L'annonce est arrivée le vendredi 13 janvier. La France et huit autres pays de la zone euro ont vu leur note d'emprunt abaissée par l'agence Standard & Poor's. La France a perdu son triple A, la note plus élevée de l'échelle, pour un néanmoins très honorable AA+. La classe politique, en alerte électorale maximale, s'est emparée des micros pour dénoncer la manoeuvre. La gauche et la droite s'accusent mutuellement d'incompétence et d'irresponsabilité.

Même la Chine, dont les exportations souffrent du ralentissement de l'Europe, s'indigne du pouvoir des agences de notation. Des députés européens s'affairent à préparer une législation pour baliser leurs activités. Est-il avisé de casser le thermomètre?

De nos jours, si vous avez un compte en banque, vous avez un dossier de crédit. Vos revenus, votre solde, vos emprunts et la moindre défaillance dans les remboursements exigés sont rapportés et une note vous est attribuée. C'est le même principe pour les agences de notation qui informent les investisseurs du risquent qu'ils encourent s'ils prêtent à une entreprise ou à un État.

Le pouvoir des agences de notation, aujourd'hui dénoncé, est le résultat non prévu des efforts de régulation destinés, paradoxalement, à stabiliser le système financier international. Fini la spéculation! Ainsi, appliquant les propositions du Comité de Bâle de 2004, les États contraignent les banques, fonds de pension et compagnies d'assurances à accorder une préférence presque exclusive aux émissions les mieux notées. La note, conçue comme une aide à la prise de décision, est devenue la décision.

Malgré les cris d'effroi, l'annonce spectaculaire de S&P (encore!) de baisser la note des bons du Trésor des États-Unis en août dernier n'a eu aucun effet sur les coûts d'emprunt. Mais le dollar n'est pas l'euro. Dans le cas de la France, le marché avait, à sa manière, anticipé l'annonce du vendredi 13. L'écart sur les emprunts de l'État français sur dix ans a atteint 120 points de base par rapport à l'Allemagne. Jacques Attali affirme qu'il en coutera près de 5 à 6 milliards d'euros de plus à la France en 2012 pour compléter son programme d'emprunts.

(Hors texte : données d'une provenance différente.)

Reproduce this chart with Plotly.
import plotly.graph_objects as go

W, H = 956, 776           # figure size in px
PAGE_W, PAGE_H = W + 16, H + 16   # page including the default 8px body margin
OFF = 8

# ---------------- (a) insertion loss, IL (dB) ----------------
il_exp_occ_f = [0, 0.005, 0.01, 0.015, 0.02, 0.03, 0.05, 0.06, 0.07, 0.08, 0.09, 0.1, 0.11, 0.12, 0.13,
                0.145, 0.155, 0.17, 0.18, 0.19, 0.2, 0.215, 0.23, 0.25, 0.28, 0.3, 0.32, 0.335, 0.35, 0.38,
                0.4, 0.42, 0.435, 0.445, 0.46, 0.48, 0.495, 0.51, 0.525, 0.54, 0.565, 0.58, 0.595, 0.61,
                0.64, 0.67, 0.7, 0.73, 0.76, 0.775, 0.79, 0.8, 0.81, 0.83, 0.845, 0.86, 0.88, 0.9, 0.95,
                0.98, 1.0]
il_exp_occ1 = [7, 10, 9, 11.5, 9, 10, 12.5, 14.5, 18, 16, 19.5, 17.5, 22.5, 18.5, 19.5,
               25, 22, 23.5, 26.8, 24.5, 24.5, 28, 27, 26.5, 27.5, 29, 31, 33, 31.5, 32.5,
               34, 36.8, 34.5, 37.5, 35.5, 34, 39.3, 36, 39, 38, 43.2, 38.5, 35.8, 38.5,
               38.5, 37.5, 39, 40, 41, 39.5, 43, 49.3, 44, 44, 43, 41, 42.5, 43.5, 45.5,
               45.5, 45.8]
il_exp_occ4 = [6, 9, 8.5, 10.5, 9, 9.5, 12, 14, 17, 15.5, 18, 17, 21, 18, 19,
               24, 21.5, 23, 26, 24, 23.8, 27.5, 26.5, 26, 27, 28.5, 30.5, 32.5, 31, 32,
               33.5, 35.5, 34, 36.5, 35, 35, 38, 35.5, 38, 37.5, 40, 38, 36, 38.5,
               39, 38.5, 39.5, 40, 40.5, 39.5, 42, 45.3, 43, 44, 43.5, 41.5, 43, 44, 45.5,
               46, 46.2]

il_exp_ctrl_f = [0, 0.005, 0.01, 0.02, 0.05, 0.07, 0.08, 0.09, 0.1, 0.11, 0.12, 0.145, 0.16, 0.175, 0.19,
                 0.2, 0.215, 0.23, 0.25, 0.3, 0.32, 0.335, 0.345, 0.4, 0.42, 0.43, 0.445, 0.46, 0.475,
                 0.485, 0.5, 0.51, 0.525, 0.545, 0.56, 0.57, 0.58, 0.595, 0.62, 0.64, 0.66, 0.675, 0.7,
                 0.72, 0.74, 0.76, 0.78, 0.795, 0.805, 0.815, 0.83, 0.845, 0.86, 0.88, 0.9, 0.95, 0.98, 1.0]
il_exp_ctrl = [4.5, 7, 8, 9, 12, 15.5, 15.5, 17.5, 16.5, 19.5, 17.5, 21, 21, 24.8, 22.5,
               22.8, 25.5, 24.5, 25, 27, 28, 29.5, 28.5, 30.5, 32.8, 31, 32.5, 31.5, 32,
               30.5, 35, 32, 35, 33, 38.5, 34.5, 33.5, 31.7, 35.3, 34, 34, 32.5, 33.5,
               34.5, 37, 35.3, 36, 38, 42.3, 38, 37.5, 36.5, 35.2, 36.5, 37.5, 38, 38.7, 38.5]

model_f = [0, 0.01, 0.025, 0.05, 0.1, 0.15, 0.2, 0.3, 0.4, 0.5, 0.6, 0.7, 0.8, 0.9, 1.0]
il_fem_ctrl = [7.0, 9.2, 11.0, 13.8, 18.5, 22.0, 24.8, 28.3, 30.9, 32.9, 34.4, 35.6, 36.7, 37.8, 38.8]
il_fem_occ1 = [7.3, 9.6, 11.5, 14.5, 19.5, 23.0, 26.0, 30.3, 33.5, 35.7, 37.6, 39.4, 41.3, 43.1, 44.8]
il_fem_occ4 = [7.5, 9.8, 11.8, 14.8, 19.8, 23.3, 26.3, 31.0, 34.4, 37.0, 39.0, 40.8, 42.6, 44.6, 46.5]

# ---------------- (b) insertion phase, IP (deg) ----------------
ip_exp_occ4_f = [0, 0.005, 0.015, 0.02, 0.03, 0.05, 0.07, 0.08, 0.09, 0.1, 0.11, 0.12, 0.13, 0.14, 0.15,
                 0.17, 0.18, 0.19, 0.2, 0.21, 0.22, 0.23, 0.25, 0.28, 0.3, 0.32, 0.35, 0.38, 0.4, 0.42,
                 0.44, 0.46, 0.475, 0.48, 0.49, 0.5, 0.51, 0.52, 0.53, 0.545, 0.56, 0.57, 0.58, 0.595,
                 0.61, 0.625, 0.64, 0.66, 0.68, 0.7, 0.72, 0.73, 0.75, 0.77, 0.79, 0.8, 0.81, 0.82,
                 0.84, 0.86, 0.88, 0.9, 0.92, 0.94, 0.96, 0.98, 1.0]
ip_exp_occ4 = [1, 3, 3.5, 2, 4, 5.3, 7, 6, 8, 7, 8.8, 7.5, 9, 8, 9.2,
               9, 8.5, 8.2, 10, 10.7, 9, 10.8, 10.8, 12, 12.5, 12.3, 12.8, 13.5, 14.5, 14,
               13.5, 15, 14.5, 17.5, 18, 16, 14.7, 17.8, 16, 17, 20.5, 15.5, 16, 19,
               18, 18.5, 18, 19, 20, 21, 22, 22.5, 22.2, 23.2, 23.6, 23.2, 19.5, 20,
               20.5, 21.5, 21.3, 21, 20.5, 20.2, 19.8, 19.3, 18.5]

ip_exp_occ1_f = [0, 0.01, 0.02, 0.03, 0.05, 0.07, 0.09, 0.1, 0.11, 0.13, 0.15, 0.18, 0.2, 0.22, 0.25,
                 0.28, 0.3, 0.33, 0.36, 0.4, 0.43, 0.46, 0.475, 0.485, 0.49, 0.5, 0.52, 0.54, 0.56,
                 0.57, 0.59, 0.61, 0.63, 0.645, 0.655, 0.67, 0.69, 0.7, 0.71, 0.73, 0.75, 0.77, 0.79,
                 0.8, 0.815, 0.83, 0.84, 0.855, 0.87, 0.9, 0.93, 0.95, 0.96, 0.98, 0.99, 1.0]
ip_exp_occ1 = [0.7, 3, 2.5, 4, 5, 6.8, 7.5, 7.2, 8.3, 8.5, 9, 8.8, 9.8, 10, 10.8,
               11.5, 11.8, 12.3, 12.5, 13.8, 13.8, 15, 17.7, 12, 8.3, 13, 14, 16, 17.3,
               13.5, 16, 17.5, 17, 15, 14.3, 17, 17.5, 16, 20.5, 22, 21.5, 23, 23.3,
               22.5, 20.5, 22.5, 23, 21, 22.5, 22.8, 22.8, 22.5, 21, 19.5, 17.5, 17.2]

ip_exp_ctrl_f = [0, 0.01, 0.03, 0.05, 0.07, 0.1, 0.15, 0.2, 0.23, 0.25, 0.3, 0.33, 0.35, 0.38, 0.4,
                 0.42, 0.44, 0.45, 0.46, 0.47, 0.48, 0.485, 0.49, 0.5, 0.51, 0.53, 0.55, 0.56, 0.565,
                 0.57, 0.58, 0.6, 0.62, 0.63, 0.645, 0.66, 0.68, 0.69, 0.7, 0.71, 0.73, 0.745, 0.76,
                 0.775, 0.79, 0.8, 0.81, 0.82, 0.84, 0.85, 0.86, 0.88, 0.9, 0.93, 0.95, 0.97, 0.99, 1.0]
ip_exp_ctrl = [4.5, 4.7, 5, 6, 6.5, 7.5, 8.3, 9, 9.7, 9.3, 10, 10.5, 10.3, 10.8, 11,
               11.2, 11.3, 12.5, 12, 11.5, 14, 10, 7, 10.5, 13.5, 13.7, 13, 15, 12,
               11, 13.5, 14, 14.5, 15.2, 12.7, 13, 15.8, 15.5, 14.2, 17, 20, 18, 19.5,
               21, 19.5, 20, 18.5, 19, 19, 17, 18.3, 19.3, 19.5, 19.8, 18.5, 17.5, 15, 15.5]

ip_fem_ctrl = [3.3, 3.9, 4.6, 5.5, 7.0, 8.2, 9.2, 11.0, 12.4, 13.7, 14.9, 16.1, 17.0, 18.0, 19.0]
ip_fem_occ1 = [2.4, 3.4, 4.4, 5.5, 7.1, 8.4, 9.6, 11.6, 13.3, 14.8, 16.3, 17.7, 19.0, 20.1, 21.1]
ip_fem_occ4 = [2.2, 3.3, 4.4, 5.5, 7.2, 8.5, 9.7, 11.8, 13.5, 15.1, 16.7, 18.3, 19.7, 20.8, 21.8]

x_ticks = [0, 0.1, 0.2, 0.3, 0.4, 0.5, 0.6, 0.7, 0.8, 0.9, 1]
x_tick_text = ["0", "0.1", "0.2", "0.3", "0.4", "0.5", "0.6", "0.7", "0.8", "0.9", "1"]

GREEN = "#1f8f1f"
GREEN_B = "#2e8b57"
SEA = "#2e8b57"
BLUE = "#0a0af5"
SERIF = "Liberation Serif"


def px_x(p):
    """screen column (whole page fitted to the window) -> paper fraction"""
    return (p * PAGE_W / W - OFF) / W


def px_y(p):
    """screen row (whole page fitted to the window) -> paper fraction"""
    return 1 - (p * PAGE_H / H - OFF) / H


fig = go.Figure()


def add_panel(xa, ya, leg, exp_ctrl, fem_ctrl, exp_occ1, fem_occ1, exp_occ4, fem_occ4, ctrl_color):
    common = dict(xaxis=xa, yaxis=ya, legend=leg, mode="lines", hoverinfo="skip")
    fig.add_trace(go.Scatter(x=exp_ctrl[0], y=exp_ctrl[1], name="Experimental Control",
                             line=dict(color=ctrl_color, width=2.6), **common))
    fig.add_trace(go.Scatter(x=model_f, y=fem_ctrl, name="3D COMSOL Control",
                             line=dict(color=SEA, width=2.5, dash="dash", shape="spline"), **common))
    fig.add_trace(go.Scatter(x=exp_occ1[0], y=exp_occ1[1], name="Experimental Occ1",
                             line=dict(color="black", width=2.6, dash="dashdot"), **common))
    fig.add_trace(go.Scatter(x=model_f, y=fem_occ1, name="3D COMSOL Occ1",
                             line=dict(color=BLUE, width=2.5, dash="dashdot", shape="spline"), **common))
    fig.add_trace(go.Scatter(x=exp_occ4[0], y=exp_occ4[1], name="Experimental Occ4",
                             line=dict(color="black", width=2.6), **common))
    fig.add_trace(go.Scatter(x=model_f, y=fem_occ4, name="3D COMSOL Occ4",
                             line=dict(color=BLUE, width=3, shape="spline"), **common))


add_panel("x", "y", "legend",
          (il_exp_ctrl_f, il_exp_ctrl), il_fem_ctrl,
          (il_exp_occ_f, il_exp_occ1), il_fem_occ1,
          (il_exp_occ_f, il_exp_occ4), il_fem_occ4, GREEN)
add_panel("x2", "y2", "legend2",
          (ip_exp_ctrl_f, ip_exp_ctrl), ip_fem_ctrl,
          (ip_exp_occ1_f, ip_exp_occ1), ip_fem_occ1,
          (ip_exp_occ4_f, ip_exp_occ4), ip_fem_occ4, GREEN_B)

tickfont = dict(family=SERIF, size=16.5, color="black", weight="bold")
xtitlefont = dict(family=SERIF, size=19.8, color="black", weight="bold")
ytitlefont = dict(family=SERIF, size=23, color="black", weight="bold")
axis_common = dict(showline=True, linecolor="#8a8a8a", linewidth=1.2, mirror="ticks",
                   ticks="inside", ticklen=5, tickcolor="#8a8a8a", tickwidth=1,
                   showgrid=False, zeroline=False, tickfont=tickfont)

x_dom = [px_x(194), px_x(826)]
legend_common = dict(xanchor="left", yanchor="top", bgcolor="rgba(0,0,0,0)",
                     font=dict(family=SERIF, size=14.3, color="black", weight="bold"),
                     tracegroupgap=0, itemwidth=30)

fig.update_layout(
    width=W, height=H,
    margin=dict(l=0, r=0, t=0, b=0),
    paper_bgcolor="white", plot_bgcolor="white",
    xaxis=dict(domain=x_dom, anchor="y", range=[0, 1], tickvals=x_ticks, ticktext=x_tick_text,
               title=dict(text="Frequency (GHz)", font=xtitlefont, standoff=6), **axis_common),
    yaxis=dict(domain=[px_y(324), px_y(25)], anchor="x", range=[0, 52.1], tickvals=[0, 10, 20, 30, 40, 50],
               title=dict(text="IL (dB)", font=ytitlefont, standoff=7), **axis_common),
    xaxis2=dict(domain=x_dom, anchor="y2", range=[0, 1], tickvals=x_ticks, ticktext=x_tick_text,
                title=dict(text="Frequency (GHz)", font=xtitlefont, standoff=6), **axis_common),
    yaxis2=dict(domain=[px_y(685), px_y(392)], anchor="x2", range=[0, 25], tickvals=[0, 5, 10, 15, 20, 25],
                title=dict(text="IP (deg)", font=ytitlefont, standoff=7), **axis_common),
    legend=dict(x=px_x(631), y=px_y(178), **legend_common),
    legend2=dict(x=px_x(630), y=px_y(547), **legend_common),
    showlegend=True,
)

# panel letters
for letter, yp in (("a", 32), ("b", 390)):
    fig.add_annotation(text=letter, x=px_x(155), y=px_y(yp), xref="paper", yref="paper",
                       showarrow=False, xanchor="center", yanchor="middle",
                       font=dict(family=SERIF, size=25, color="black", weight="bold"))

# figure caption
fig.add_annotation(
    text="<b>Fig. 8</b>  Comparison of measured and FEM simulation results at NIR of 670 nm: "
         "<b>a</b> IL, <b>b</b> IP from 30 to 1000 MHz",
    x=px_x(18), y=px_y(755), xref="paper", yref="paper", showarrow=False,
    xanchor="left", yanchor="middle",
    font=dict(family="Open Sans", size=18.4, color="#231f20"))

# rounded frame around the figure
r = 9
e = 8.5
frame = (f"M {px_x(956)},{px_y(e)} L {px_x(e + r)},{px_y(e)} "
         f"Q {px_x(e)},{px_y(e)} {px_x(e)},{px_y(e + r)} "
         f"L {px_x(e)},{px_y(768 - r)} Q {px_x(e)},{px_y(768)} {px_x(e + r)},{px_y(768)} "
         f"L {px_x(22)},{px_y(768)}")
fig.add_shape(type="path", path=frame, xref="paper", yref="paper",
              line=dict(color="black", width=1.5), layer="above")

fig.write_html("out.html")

L'évaluation à la baisse fait aussi très mal à l'Italie, dont le taux d'emprunt sur dix ans dépasse 7%. Les émissions du Portugal, de la Grèce et de Chypre appartiennent à la catégorie des titres «spéculatifs»; la probabilité de défaut est jugée élevée. Autre conséquence, le 16 décembre, S&P annonçait que la note du Fonds d'aide européen était abaissée à son tour, ce qui renchérit le coût des plans d'aide à la Grèce, au Portugal et à l'Irlande. Enfin, parce que la note de pays sert de référence, les administrations locales et les entreprises publiques verront à leur tour leur note baisser.

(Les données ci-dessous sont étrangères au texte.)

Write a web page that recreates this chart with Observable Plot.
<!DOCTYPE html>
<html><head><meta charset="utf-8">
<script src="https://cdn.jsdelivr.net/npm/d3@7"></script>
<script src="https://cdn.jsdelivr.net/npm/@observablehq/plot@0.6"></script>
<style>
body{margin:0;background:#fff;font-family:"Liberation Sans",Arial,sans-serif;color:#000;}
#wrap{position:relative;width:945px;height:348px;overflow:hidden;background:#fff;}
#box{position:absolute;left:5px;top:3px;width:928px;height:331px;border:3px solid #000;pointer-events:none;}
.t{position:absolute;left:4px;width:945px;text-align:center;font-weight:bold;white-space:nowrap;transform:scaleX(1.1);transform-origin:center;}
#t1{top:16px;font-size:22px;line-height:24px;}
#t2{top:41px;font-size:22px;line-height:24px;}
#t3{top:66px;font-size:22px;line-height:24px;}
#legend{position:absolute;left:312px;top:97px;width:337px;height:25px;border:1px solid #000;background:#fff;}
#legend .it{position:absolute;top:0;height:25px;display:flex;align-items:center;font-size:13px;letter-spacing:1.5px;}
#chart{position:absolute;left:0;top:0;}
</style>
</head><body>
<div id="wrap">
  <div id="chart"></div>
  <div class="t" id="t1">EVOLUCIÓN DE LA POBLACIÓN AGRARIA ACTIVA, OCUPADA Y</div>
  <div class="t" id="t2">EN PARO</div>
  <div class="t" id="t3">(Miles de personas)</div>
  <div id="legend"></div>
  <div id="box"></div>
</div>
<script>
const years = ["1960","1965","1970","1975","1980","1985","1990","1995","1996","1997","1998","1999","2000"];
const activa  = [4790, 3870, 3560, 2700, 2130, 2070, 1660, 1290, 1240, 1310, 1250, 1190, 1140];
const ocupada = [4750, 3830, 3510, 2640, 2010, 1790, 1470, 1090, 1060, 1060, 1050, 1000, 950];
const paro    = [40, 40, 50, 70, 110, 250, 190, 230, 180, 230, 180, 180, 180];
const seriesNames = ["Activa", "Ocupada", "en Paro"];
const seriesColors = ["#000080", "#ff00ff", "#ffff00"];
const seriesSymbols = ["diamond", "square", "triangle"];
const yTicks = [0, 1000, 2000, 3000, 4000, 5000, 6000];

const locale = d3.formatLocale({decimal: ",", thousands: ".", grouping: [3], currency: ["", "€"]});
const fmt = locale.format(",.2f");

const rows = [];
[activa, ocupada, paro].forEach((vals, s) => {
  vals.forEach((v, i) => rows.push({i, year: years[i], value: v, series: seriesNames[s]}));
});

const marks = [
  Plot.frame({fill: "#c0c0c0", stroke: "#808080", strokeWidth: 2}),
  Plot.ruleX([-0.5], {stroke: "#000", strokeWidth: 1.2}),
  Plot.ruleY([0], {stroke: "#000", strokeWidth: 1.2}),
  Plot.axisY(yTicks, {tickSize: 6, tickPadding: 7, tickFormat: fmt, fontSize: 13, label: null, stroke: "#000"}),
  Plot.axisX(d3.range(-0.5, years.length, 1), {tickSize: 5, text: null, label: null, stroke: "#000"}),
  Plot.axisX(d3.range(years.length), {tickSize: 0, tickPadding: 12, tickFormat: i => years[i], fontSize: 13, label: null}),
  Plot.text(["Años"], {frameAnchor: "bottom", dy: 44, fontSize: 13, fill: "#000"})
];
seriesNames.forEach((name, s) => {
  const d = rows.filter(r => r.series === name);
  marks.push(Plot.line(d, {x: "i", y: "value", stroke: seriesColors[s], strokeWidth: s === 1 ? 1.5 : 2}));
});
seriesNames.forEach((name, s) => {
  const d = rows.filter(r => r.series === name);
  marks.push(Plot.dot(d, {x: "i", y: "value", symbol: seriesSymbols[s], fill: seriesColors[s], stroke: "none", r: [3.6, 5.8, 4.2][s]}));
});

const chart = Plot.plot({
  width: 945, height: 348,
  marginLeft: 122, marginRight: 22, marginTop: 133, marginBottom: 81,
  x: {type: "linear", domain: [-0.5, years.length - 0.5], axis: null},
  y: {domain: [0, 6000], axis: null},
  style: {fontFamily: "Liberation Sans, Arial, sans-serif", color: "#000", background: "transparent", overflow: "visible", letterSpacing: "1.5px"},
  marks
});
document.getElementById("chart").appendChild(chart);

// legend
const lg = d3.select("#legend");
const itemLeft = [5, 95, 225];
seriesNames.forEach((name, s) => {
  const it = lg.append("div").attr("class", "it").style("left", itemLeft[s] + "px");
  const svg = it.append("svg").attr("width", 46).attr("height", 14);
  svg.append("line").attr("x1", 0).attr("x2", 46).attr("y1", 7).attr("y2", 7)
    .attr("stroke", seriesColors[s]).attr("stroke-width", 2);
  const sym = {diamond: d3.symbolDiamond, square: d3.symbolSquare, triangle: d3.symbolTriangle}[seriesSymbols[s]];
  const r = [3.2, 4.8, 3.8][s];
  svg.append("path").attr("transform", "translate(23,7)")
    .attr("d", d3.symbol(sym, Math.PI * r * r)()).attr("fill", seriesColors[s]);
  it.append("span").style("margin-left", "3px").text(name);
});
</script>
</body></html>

Il n'y a plus que 12 pays au monde qui obtiennent la note AAA. Le Canada en fait partie. Il aura fallu 10 ans de coupures et de discipline budgétaire pour retrouver la note parfaite perdue en 1992. Mais nos municipalités et provinces ne sont pas à l'abri d'une baisse. Le 15 décembre, l'agence Moody's a placé l'Ontario sous surveillance et menace d'abaisser sa note de Aa1, à Aa2, la même que celle du Québec.

Exaspéré par l'ingérence et au nom de la souveraineté, faut-il museler les agences de notation? Cela ne réglera rien. Ainsi le président Sarkozy admettait en octobre dernier: «Le problème, ce ne sont pas les agences de notation, le problème c'est que nous dépensons trop.»